Lulio Vargas-Cohen spent the summer helping keep track of more than 400 high school students a week in Washington, D.C.
It also was a learning experience that helped the Puerto Rican native win a highly competitive Fulbright grant to teach in Spain this year. Vargas-Cohen graduated in May with a degree in International Relations from the College of Social Science and Public Policy at The Florida State University.
Vargas-Cohen was a junior in high school in Boca Raton the first time he attended the Future World Leaders Summit within the Presidential Classroom program. He recalls learning about different spheres of Washington politics — business, military, civil. He saw well-dressed people in suits and ties rushing around, involved in important business, glued to their BlackBerries.
"I was thinking there was really no role for me, some kid from Puerto Rico," he said.

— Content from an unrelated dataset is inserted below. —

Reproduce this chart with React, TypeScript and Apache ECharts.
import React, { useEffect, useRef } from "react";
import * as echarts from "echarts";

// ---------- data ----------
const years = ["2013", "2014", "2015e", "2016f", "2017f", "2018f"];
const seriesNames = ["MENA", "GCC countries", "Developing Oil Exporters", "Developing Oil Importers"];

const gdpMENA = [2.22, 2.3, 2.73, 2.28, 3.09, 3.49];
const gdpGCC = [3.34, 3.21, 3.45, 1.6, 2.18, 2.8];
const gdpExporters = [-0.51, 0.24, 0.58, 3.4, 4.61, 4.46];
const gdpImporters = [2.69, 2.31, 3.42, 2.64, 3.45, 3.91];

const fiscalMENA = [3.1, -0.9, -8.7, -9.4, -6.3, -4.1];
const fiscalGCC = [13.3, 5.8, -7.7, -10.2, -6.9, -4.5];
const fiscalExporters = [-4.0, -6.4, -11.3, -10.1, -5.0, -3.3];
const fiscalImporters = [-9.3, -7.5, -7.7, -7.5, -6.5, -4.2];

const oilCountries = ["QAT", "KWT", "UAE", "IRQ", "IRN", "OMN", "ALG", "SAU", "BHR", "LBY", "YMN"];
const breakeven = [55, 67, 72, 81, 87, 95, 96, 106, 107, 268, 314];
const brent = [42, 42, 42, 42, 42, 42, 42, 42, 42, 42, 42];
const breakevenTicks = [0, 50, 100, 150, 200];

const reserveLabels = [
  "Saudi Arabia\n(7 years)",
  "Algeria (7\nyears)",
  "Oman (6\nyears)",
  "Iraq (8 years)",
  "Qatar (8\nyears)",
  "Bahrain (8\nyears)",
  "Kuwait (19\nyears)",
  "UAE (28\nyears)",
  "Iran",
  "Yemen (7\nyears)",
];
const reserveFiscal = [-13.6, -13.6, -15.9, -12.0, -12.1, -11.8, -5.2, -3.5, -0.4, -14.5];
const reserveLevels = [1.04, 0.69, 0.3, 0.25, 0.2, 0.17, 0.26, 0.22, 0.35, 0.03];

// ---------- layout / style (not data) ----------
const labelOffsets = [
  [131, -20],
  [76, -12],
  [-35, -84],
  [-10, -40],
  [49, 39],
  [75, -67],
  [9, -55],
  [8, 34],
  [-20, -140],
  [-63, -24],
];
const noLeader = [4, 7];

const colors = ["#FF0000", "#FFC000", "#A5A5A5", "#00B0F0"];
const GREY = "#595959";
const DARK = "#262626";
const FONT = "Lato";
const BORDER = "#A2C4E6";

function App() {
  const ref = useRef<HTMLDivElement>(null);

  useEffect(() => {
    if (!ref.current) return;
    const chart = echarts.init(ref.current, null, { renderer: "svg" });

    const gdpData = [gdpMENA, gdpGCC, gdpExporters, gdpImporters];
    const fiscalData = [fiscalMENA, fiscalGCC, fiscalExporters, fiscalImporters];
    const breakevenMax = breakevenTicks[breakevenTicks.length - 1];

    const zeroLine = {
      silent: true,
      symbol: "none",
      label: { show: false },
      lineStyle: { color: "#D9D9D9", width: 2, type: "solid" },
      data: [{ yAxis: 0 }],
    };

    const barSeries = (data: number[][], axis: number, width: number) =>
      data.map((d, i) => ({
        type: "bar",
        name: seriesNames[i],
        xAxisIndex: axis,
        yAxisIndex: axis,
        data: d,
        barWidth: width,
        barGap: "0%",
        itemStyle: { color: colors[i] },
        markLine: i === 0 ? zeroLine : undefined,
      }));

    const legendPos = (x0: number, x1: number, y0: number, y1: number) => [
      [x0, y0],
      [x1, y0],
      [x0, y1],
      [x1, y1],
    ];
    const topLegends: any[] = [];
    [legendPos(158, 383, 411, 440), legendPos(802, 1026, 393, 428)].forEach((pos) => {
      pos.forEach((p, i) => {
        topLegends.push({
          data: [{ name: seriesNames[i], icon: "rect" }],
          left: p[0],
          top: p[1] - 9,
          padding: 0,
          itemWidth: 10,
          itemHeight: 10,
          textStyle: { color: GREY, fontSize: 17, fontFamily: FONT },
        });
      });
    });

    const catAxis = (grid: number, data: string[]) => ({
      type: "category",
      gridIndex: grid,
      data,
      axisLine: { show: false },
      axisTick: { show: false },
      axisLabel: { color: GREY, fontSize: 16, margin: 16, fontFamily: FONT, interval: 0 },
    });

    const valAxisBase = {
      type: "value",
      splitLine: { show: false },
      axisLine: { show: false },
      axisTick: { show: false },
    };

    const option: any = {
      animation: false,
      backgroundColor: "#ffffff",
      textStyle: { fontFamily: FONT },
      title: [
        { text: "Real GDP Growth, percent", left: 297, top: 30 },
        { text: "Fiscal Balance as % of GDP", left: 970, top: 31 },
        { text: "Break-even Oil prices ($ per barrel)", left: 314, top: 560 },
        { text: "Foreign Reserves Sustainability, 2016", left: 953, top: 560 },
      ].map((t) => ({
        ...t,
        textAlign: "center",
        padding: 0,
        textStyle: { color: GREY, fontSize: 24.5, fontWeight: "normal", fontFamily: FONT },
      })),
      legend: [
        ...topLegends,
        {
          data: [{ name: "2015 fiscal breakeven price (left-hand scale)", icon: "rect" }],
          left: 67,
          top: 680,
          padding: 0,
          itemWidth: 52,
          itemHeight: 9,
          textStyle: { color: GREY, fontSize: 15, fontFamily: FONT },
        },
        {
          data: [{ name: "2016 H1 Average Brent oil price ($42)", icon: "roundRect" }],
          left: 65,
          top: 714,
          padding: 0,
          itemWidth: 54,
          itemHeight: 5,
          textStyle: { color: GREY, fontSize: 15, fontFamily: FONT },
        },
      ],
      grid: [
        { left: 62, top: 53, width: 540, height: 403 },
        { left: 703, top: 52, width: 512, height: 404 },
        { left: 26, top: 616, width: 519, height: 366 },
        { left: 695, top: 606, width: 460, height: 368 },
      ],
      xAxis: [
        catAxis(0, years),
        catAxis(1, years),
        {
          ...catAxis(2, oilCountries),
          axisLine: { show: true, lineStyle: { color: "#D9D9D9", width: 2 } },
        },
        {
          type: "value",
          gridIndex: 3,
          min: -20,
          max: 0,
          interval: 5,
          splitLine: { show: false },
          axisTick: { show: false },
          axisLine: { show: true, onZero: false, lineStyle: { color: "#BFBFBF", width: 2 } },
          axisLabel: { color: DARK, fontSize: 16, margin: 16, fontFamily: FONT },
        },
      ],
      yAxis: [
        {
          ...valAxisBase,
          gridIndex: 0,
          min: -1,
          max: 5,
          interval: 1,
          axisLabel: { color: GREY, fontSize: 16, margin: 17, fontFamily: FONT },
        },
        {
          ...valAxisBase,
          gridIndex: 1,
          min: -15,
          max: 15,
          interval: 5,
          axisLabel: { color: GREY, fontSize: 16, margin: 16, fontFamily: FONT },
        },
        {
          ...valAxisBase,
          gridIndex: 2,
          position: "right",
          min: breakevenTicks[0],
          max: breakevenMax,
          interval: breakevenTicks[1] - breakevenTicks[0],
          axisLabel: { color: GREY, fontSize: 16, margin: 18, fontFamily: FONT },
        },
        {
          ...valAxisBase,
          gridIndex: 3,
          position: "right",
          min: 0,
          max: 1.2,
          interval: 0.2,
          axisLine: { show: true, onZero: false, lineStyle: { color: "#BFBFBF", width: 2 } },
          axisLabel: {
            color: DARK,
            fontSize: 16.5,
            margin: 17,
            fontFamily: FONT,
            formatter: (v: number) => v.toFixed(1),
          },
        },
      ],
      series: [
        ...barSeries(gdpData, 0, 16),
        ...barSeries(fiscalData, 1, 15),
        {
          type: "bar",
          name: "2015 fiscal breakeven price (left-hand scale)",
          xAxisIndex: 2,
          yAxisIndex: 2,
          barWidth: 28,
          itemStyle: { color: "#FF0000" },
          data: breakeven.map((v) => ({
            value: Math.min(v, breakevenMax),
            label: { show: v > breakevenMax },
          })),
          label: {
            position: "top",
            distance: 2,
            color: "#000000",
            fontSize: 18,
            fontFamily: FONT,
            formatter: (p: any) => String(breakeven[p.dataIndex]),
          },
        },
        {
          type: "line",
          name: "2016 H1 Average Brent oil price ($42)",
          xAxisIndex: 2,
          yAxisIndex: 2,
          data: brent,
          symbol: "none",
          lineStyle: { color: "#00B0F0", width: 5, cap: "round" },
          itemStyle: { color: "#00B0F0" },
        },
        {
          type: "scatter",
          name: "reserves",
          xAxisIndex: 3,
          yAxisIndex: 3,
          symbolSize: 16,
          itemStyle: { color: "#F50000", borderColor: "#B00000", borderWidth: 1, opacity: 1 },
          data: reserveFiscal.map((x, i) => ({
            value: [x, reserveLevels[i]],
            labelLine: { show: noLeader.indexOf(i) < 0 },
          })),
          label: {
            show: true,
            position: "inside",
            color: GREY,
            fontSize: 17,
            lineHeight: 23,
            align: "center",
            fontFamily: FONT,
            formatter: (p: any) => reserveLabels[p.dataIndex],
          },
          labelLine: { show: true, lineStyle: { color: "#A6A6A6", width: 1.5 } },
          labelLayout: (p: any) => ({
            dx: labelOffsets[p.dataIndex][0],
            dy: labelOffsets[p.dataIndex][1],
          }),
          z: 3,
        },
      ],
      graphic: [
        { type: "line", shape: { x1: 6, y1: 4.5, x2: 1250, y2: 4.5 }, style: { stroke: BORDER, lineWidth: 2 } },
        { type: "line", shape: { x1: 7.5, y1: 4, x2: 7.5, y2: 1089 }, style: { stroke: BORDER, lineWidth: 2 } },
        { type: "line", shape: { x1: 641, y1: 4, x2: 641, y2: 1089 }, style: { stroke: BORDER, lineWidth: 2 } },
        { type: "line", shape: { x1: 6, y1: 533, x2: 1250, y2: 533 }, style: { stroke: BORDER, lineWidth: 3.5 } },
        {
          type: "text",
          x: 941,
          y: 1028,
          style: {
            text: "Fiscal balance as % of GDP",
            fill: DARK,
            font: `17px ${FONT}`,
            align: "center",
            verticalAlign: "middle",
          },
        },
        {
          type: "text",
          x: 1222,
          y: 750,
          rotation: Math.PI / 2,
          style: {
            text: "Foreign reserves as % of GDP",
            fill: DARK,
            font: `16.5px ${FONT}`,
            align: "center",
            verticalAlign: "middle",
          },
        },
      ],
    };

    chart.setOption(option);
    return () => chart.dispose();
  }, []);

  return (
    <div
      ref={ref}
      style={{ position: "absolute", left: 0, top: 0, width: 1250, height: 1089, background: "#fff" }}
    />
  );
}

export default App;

But one year in the ROTC at Florida State changed his mind. "I obviously learned about the military dynamics of the U.S. government, but I also gained more confidence in my potential," said Vargas-Cohen, who earned the Air Force ROTC Academic Honors Award.
By graduation, he had been a research assistant for Jennifer Jerit, assistant professor in the Department of Political Science, decoding information on citizen competence on political and social issues. He had been named an "Eastside Angel" for his work as a resident assistant in Bryan Hall and Broward Hall. He was a President's and deans' list scholar, named to Phi Beta Kappa and honored with the Florida Senate Spirit of Service award.

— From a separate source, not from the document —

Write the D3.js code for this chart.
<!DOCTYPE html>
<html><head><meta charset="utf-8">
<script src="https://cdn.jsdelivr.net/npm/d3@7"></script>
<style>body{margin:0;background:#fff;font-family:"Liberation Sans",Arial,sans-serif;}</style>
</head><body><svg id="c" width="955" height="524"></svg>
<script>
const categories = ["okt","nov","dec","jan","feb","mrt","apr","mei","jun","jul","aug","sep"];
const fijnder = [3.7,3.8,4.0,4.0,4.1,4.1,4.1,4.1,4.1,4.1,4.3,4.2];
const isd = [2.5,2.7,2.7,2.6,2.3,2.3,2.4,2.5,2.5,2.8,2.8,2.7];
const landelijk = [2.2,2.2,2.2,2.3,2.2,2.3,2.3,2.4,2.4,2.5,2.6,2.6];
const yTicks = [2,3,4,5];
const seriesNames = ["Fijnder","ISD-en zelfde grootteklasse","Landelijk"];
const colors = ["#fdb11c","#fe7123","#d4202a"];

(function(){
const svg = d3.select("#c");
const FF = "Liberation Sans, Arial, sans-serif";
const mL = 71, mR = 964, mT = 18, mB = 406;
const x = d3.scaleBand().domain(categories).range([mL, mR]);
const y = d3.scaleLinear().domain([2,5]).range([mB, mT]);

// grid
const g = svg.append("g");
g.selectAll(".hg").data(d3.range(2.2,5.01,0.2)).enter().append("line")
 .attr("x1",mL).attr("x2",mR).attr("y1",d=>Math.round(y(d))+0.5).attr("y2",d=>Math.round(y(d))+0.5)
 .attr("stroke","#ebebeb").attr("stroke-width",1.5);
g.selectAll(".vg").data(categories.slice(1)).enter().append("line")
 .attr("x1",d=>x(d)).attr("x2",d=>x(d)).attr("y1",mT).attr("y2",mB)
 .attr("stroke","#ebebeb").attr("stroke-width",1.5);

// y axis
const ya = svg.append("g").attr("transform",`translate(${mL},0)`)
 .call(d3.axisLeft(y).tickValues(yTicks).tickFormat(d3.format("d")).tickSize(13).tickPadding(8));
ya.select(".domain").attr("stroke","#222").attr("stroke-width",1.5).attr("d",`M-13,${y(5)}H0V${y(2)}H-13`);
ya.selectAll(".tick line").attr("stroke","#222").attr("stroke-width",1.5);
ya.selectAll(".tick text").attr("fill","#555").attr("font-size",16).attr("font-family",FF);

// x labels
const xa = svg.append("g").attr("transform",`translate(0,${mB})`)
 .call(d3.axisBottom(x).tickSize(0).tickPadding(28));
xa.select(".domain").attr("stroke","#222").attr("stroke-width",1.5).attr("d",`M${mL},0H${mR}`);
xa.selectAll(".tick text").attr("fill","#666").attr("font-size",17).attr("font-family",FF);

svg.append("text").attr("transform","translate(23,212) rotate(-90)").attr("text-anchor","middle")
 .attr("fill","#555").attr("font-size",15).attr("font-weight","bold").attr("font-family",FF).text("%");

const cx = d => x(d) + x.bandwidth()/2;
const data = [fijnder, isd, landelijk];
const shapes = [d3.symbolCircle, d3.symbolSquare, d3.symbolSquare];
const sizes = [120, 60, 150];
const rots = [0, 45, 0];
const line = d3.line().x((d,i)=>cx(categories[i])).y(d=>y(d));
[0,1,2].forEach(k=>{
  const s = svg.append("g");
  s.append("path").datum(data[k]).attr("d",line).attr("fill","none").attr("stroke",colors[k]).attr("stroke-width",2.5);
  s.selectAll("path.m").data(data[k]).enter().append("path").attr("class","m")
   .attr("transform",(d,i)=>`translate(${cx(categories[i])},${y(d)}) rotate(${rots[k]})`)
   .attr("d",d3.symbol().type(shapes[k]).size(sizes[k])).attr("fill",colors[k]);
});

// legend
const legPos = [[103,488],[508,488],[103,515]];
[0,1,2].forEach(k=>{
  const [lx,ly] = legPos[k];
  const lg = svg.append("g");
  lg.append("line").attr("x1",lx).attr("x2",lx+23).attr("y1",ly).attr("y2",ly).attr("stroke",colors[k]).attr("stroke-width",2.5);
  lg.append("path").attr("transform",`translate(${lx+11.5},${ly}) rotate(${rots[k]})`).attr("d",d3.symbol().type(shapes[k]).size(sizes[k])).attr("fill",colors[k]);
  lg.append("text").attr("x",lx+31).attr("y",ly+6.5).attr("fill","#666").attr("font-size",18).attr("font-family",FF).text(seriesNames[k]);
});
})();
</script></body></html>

He also was selected as a Fellow in the Public Policy and International Affairs Junior Summit Institute at the Woodrow Wilson School of Public and International Affairs at Princeton University. The program is a national consortium of top graduate schools to prepare college juniors for advanced degrees and careers serving the public.

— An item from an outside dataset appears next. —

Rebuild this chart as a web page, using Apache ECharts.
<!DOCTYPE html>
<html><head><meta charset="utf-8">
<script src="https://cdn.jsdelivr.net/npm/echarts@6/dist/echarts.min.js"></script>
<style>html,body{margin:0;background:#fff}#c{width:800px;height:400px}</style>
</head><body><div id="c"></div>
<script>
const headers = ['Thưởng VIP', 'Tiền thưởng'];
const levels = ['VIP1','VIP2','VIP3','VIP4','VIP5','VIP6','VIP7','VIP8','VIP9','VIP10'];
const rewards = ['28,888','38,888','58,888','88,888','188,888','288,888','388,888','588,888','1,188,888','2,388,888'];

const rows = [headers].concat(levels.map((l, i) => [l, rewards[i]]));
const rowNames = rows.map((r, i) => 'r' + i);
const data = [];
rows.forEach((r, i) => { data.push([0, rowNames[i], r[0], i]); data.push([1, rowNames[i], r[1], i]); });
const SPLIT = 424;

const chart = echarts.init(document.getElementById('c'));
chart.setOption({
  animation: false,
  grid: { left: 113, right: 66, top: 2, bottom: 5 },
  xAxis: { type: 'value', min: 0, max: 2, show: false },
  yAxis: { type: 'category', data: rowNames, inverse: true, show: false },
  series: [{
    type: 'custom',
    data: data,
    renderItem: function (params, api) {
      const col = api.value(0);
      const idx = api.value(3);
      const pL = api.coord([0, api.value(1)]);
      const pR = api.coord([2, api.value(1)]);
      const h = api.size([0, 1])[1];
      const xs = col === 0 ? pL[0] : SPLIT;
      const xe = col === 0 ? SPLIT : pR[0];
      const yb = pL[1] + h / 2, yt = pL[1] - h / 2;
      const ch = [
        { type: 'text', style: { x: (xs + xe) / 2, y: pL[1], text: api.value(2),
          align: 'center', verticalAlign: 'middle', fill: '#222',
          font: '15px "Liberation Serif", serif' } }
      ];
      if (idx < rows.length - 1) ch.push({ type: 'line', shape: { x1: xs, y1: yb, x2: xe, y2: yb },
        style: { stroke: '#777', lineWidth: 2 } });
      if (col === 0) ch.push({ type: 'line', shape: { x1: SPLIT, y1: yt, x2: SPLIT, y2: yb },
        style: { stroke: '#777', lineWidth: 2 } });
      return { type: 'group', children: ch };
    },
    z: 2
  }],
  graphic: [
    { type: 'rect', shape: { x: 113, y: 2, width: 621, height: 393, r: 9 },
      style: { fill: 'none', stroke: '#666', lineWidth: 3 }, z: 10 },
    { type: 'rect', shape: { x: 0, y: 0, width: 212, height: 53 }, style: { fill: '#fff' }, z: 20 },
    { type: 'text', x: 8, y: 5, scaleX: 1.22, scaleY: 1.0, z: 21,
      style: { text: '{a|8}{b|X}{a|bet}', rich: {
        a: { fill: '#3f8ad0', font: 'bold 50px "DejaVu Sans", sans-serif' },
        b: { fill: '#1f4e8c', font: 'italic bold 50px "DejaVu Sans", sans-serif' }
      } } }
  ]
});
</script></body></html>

"I learned a terrific amount, focusing on the security of Europe's energy resources and transit thoroughfares," Vargas-Cohen said. He received no college credits but studied subjects ranging from national intelligence to memo writing.
He believes his opportunities through Florida State were heightened by the university's location in the state capital. "This dynamic relationship strengthens FSU," he said.
In particular, classes with Mark Souva, associate professor in the Department of Political Science, helped Vargas-Cohen clarify his professional aspirations. "Professor Souva's adroit analysis strengthened my understanding of the international system and U.S. strategy," Vargas-Cohen said. "I read articles that exposed me to new issues, learned to write lucidly on foreign policy topics and gained an appreciation for scholarly literature in the field."
Vargas-Cohen plans to seek a graduate degree in public policy when he completes his Fulbright year in Leganes, a suburb of Madrid, and hopes to secure a position in foreign affairs.
"I came to FSU with only a basic knowledge of the university's storied history," he said. "I leave FSU with heartfelt respect for the university's traditions and sincere appreciation for a learning institution that helped me excel."